Em resumo: o ecumenismo para ser bem compreendido necessita de especialistas sobre o assunto, estudiosos, teólogos, historiadores da Igreja. Ainda há um longo e tortuoso caminho a ser percorrido!

 

Escrevo estas densas linhas no domingo de ramos de 2021. Abre-se a Semana Santa, a mais importante do ano para todos os cristãos, onde reviveremos aqueles dias tensos onde Jesus, por plena e total entrega de amor, morreu na Cruz e redimiu os nossos pecados.

Não podemos seguir indiferentes!

Que a sobriedade e a prudência, mais que palavras de ordem e espírito de cruzada, orientem os cristãos pelo restante deste séc. XXI!



[1] Decreto Unitatis Redintegratio, No. 01.

[2] Decreto Unitatis Redintegratio, No. 01.

[3] Decreto Unitatis Redintegratio, No. 03.

[4] Decreto Unitatis Redintegratio, No. 08.

[5] Decreto Unitatis Redintegratio, No. 08.

[6] Decreto Unitatis Redintegratio, No. 15.

[7] Decreto Unitatis Redintegratio, No. 19.

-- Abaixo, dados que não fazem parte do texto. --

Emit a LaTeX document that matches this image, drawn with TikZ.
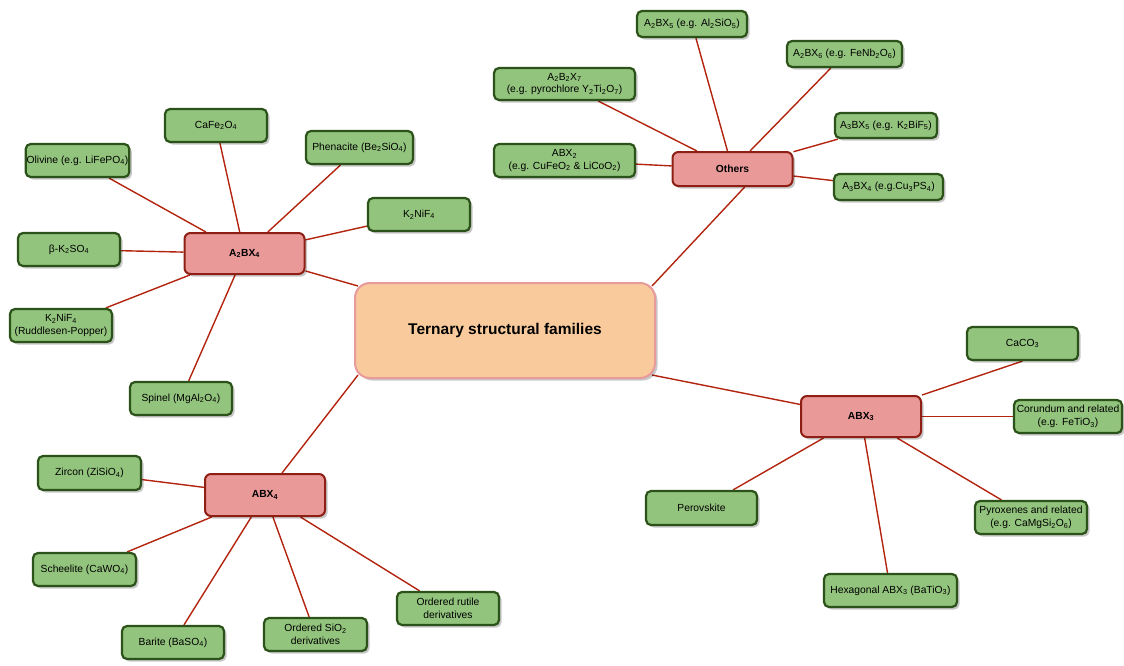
\documentclass[tikz,border=0pt]{standalone}
\usepackage{fontspec}
\setmainfont{Liberation Sans}
\usetikzlibrary{calc,shadows}
\newcommand{\sbs}[1]{\textsubscript{#1}}
\definecolor{leaffill}{HTML}{93C47D}
\definecolor{leafline}{HTML}{2B5219}
\definecolor{famfill}{HTML}{EA9999}
\definecolor{famline}{HTML}{8E1F14}
\definecolor{rootfill}{HTML}{F9CB9C}
\definecolor{rootline}{HTML}{E99A9A}
\definecolor{linkcol}{HTML}{B2240E}
\pgfdeclarelayer{background}
\pgfsetlayers{background,main}
\tikzset{
  boxshadow/.style={drop shadow={shadow xshift=2.5pt,shadow yshift=-2.5pt,fill=black,opacity=0.22}},
  leaf/.style={draw=leafline,fill=leaffill,line width=2.2pt,rounded corners=5pt,
    boxshadow,align=center,inner sep=1pt,
    font=\fontsize{10.3}{12.8}\selectfont},
  family/.style={draw=famline,fill=famfill,line width=2pt,rounded corners=6pt,
    boxshadow,align=center,minimum width=120pt,minimum height=41pt,
    font=\fontsize{10.3}{12.8}\selectfont\bfseries},
  root/.style={draw=rootline,fill=rootfill,line width=2pt,rounded corners=15pt,
    boxshadow,align=center,minimum width=300pt,minimum height=95pt,
    font=\fontsize{15.5}{18}\selectfont\bfseries},
  link/.style={draw=linkcol,line width=1.4pt},
}
\begin{document}
\begin{tikzpicture}[x=1pt,y=-1pt]
\useasboundingbox (0,0) rectangle (1124,665);

% root and family nodes
\node[root] (ctr) at (505,330.5) {Ternary structural families};
\node[family] (a2bx4) at (244.5,253.5) {A\sbs{2}BX\sbs{4}};
\node[family,minimum height=34pt] (oth) at (732.5,169) {Others};
\node[family] (abx3) at (861,416.5) {ABX\sbs{3}};
\node[family,minimum height=42pt] (abx4) at (265,495) {ABX\sbs{4}};

% A2BX4 leaves
\node[leaf,minimum width=102pt,minimum height=33pt] (caf) at (216,125.5) {CaFe\sbs{2}O\sbs{4}};
\node[leaf,minimum width=103pt,minimum height=33pt] (oli) at (77.5,160.5) {Olivine (e.g. LiFePO\sbs{4})};
\node[leaf,minimum width=107pt,minimum height=33pt] (phe) at (359.5,147.5) {Phenacite (Be\sbs{2}SiO\sbs{4})};
\node[leaf,minimum width=102pt,minimum height=33pt] (k2n) at (419,214.5) {K\sbs{2}NiF\sbs{4}};
\node[leaf,minimum width=102pt,minimum height=33pt] (bks) at (69,249.5) {β-K\sbs{2}SO\sbs{4}};
\node[leaf,minimum width=102pt,minimum height=33pt] (rp) at (61,325.5) {K\sbs{2}NiF\sbs{4}\\(Ruddlesen-Popper)};
\node[leaf,minimum width=102pt,minimum height=33pt] (spi) at (181,398.5) {Spinel (MgAl\sbs{2}O\sbs{4})};

% ABX4 leaves
\node[leaf,minimum width=103pt,minimum height=34pt] (zir) at (89.5,473) {Zircon (ZiSiO\sbs{4})};
\node[leaf,minimum width=103pt,minimum height=33pt] (sch) at (84.5,569.5) {Scheelite (CaWO\sbs{4})};
\node[leaf,minimum width=102pt,minimum height=33pt] (bar) at (173,642.5) {Barite (BaSO\sbs{4})};
\node[leaf,minimum width=103pt,minimum height=33pt] (sio) at (315.5,634.5) {Ordered SiO\sbs{2}\\derivatives};
\node[leaf,minimum width=102pt,minimum height=33pt] (rut) at (448,608.5) {Ordered rutile\\derivatives};

% ABX3 leaves
\node[leaf,minimum width=111pt,minimum height=33pt] (caco) at (1022.5,343.5) {CaCO\sbs{3}};
\node[leaf,minimum width=108pt,minimum height=33pt] (cor) at (1068,416.5) {Corundum and related\\(e.g. FeTiO\sbs{3})};
\node[leaf,minimum width=112pt,minimum height=33pt] (pyr) at (1031,517.5) {Pyroxenes and related\\(e.g. CaMgSi\sbs{2}O\sbs{6})};
\node[leaf,minimum width=111pt,minimum height=34pt] (per) at (701.5,508) {Perovskite};
\node[leaf,minimum width=133pt,minimum height=33pt] (hex) at (890.5,590.5) {Hexagonal ABX\sbs{3} (BaTiO\sbs{3})};

% Other families
\node[leaf,minimum width=110pt,minimum height=26pt] (a2b5) at (692,24) {A\sbs{2}BX\sbs{5} (e.g. Al\sbs{2}SiO\sbs{5})};
\node[leaf,minimum width=115pt,minimum height=26pt] (a2b6) at (844.5,54) {A\sbs{2}BX\sbs{6} (e.g. FeNb\sbs{2}O\sbs{6})};
\node[leaf,minimum width=141pt,minimum height=32pt] (a2b2) at (564.5,84) {A\sbs{2}B\sbs{2}X\sbs{7}\\(e.g. pyrochlore Y\sbs{2}Ti\sbs{2}O\sbs{7})};
\node[leaf,minimum width=102pt,minimum height=25pt] (a3b5) at (886,125.5) {A\sbs{3}BX\sbs{5} (e.g. K\sbs{2}BiF\sbs{5})};
\node[leaf,minimum width=141pt,minimum height=33pt] (abx2) at (564.5,160.5) {ABX\sbs{2}\\(e.g. CuFeO\sbs{2} \& LiCoO\sbs{2})};
\node[leaf,minimum width=109pt,minimum height=26pt] (a3b4) at (888.5,187) {A\sbs{3}BX\sbs{4} (e.g.Cu\sbs{3}PS\sbs{4})};

\begin{pgfonlayer}{background}
  % root to families
  \draw[link] (a2bx4) -- ($(ctr.north west)+(4,4)$);
  \draw[link] (abx4) -- ($(ctr.south west)+(4,-4)$);
  \draw[link] (abx3) -- ($(ctr.south east)+(-4,-4)$);
  \draw[link] ($(oth.south west)!0.6!(oth.south east)$) -- ($(ctr.north east)+(-4,4)$);
  % A2BX4
  \foreach \n in {caf,oli,phe,k2n,bks,rp,spi} \draw[link] (a2bx4) -- (\n);
  % ABX4
  \foreach \n in {zir,sch,bar,sio,rut} \draw[link] (abx4) -- (\n);
  % ABX3
  \draw[link] (caco.south) -- (abx3.north east);
  \foreach \n in {cor,pyr,per,hex} \draw[link] (abx3) -- (\n);
  % others
  \foreach \n in {a2b5,a2b6,a2b2,a3b5,abx2,a3b4} \draw[link] (oth) -- (\n);
\end{pgfonlayer}
\end{tikzpicture}
\end{document}
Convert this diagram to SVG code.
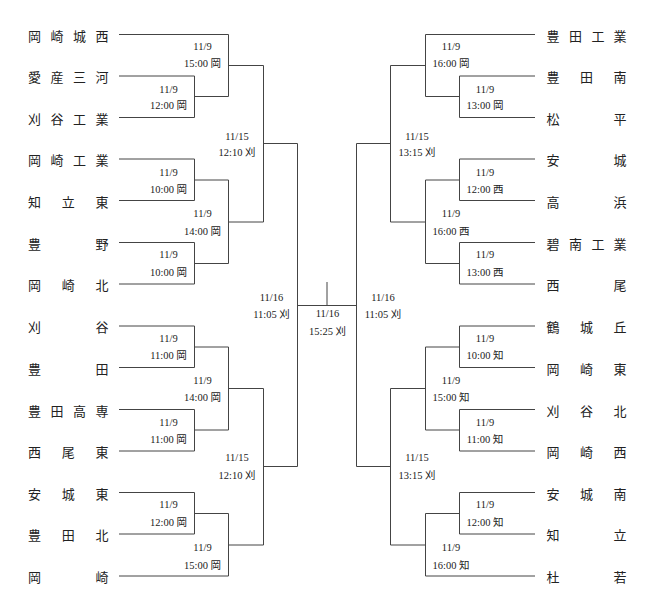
<svg xmlns="http://www.w3.org/2000/svg" width="654" height="610" viewBox="0 0 654 610">
<style>
.ln{fill:none;stroke:#444;stroke-width:1}
.tm{font-family:"Liberation Serif","Noto Sans CJK JP",serif;font-size:13px;fill:#222;text-anchor:middle}
.lb{font-family:"Liberation Serif","Noto Sans CJK JP",serif;font-size:10.5px;fill:#222;text-anchor:middle}
</style>
<rect width="654" height="610" fill="#fff"/>
<g id="connectors">
<!-- left side -->
<path class="ln" d="M119 34.5H228.5V96.5M119 76H194.5V117.5H119M194.5 96.5H228.5M228.5 65.5H263.5"/>
<path class="ln" d="M119 159H194.5V200.5H119M194.5 180H228.5M119 242.5H194.5V284H119M194.5 263.5H228.5M228.5 180V263.5M228.5 222H263.5"/>
<path class="ln" d="M263.5 65.5V222M263.5 143.5H297.5"/>
<path class="ln" d="M119 326H194.5V367.5H119M194.5 347H228.5M119 409.5H194.5V451H119M194.5 430H228.5M228.5 347V430M228.5 388.5H263.5"/>
<path class="ln" d="M119 492.5H194.5V534H119M194.5 513.5H228.5M119 576H228.5V513.5M228.5 545H263.5M263.5 388.5V545M263.5 466.5H297.5"/>
<path class="ln" d="M297.5 143.5V466.5M297.5 305.5H356.5M327 282V305.5"/>
<!-- right side -->
<path class="ln" d="M535 34.5H425.5V96.5M535 76H459.5V117.5H535M459.5 96.5H425.5M425.5 65.5H390.5"/>
<path class="ln" d="M535 159H459.5V200.5H535M459.5 180H425.5M535 242.5H459.5V284H535M459.5 263.5H425.5M425.5 180V263.5M425.5 222H390.5"/>
<path class="ln" d="M390.5 65.5V222M390.5 143.5H356.5"/>
<path class="ln" d="M535 326H459.5V367.5H535M459.5 347H425.5M535 409.5H459.5V451H535M459.5 430H425.5M425.5 347V430M425.5 388.5H390.5"/>
<path class="ln" d="M535 492.5H459.5V534H535M459.5 513.5H425.5M535 576H425.5V513.5M425.5 545H390.5M390.5 388.5V545M390.5 466.5H356.5"/>
<path class="ln" d="M356.5 143.5V466.5"/>
</g>
<g id="teams-left">
<text class="tm" x="34.5 57 79.5 102" y="40.5">岡崎城西</text>
<text class="tm" x="34.5 57 79.5 102" y="82">愛産三河</text>
<text class="tm" x="34.5 57 79.5 102" y="123.5">刈谷工業</text>
<text class="tm" x="34.5 57 79.5 102" y="165">岡崎工業</text>
<text class="tm" x="34.5 68.3 102" y="206.5">知立東</text>
<text class="tm" x="34.5 102" y="248.5">豊野</text>
<text class="tm" x="34.5 68.3 102" y="290">岡崎北</text>
<text class="tm" x="34.5 102" y="332">刈谷</text>
<text class="tm" x="34.5 102" y="373.5">豊田</text>
<text class="tm" x="34.5 57 79.5 102" y="415.5">豊田高専</text>
<text class="tm" x="34.5 68.3 102" y="457">西尾東</text>
<text class="tm" x="34.5 68.3 102" y="498.5">安城東</text>
<text class="tm" x="34.5 68.3 102" y="540">豊田北</text>
<text class="tm" x="34.5 102" y="582">岡崎</text>
</g>
<g id="teams-right">
<text class="tm" x="553 575.5 598 620" y="40.5">豊田工業</text>
<text class="tm" x="553 586.5 620" y="82">豊田南</text>
<text class="tm" x="553 620" y="123.5">松平</text>
<text class="tm" x="553 620" y="165">安城</text>
<text class="tm" x="553 620" y="206.5">高浜</text>
<text class="tm" x="553 575.5 598 620" y="248.5">碧南工業</text>
<text class="tm" x="553 620" y="290">西尾</text>
<text class="tm" x="553 586.5 620" y="332">鶴城丘</text>
<text class="tm" x="553 586.5 620" y="373.5">岡崎東</text>
<text class="tm" x="553 586.5 620" y="415.5">刈谷北</text>
<text class="tm" x="553 586.5 620" y="457">岡崎西</text>
<text class="tm" x="553 586.5 620" y="498.5">安城南</text>
<text class="tm" x="553 620" y="540">知立</text>
<text class="tm" x="553 620" y="582">杜若</text>
</g>
<g id="labels-left">
<text class="lb" x="202.5" y="49.5">11/9</text><text class="lb" x="202.5" y="66.5">15:00 岡</text>
<text class="lb" x="168.5" y="92.5">11/9</text><text class="lb" x="168.5" y="109">12:00 岡</text>
<text class="lb" x="237" y="139.5">11/15</text><text class="lb" x="237" y="156">12:10 刈</text>
<text class="lb" x="168.5" y="175.5">11/9</text><text class="lb" x="168.5" y="193">10:00 岡</text>
<text class="lb" x="202.5" y="217">11/9</text><text class="lb" x="202.5" y="234.5">14:00 岡</text>
<text class="lb" x="168.5" y="258">11/9</text><text class="lb" x="168.5" y="276">10:00 岡</text>
<text class="lb" x="271.5" y="300.5">11/16</text><text class="lb" x="271.5" y="318">11:05 刈</text>
<text class="lb" x="168.5" y="342">11/9</text><text class="lb" x="168.5" y="359">11:00 岡</text>
<text class="lb" x="202.5" y="384">11/9</text><text class="lb" x="202.5" y="400.5">14:00 岡</text>
<text class="lb" x="168.5" y="425.5">11/9</text><text class="lb" x="168.5" y="443">11:00 岡</text>
<text class="lb" x="237" y="461">11/15</text><text class="lb" x="237" y="479">12:10 刈</text>
<text class="lb" x="168.5" y="508">11/9</text><text class="lb" x="168.5" y="526">12:00 岡</text>
<text class="lb" x="202.5" y="551">11/9</text><text class="lb" x="202.5" y="568.5">15:00 岡</text>
</g>
<g id="label-final">
<text class="lb" x="327.5" y="316.5">11/16</text><text class="lb" x="327.5" y="334.5">15:25 刈</text>
</g>
<g id="labels-right">
<text class="lb" x="451" y="49.5">11/9</text><text class="lb" x="451" y="66.5">16:00 岡</text>
<text class="lb" x="485" y="92.5">11/9</text><text class="lb" x="485" y="109">13:00 岡</text>
<text class="lb" x="417" y="139.5">11/15</text><text class="lb" x="417" y="156">13:15 刈</text>
<text class="lb" x="485" y="175.5">11/9</text><text class="lb" x="485" y="193">12:00 西</text>
<text class="lb" x="451" y="217">11/9</text><text class="lb" x="451" y="234.5">16:00 西</text>
<text class="lb" x="485" y="258">11/9</text><text class="lb" x="485" y="276">13:00 西</text>
<text class="lb" x="383" y="300.5">11/16</text><text class="lb" x="383" y="318">11:05 刈</text>
<text class="lb" x="485" y="342">11/9</text><text class="lb" x="485" y="359">10:00 知</text>
<text class="lb" x="451" y="384">11/9</text><text class="lb" x="451" y="400.5">15:00 知</text>
<text class="lb" x="485" y="425.5">11/9</text><text class="lb" x="485" y="443">11:00 知</text>
<text class="lb" x="417" y="461">11/15</text><text class="lb" x="417" y="479">13:15 刈</text>
<text class="lb" x="485" y="508">11/9</text><text class="lb" x="485" y="526">12:00 知</text>
<text class="lb" x="451" y="551">11/9</text><text class="lb" x="451" y="568.5">16:00 知</text>
</g>
</svg>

[8] Cf. ‘Diretório Universal’, in: Coleção Documentos Pontifícios N°167. Petrópolis, Vozes. 1967.

[9] Diretório ecumênico, Parte I, No. 3.

[10] Diretório ecumênico, Parte I, No. 4.

[11] Diretório ecumênico, Parte I, No. 21.

[12] Diretório ecumênico, Parte I, No. 34.

[13] Cf. SEDOC - Junho de 1970. Petrópolis, Vozes. pp. 1503-1530.

[14] Spiritus Domini, Cap. I, No. 02, in: SEDOC - Junho de 1970. Petrópolis, Vozes. pp. 1503-1530.

[15] Spiritus Domini, Cap. I, No. 03, in: SEDOC - Junho de 1970. Petrópolis, Vozes. pp. 1503-1530.

[16] Diretório para a aplicação dos princípios e normas sobre o ecumenismo. São Paulo. Paulinas. 1994.

[17] Diretório para a aplicação dos princípios e normas sobre o ecumenismo. No. 30.

[18] Diretório para a aplicação dos princípios e normas sobre o ecumenismo. No. 86.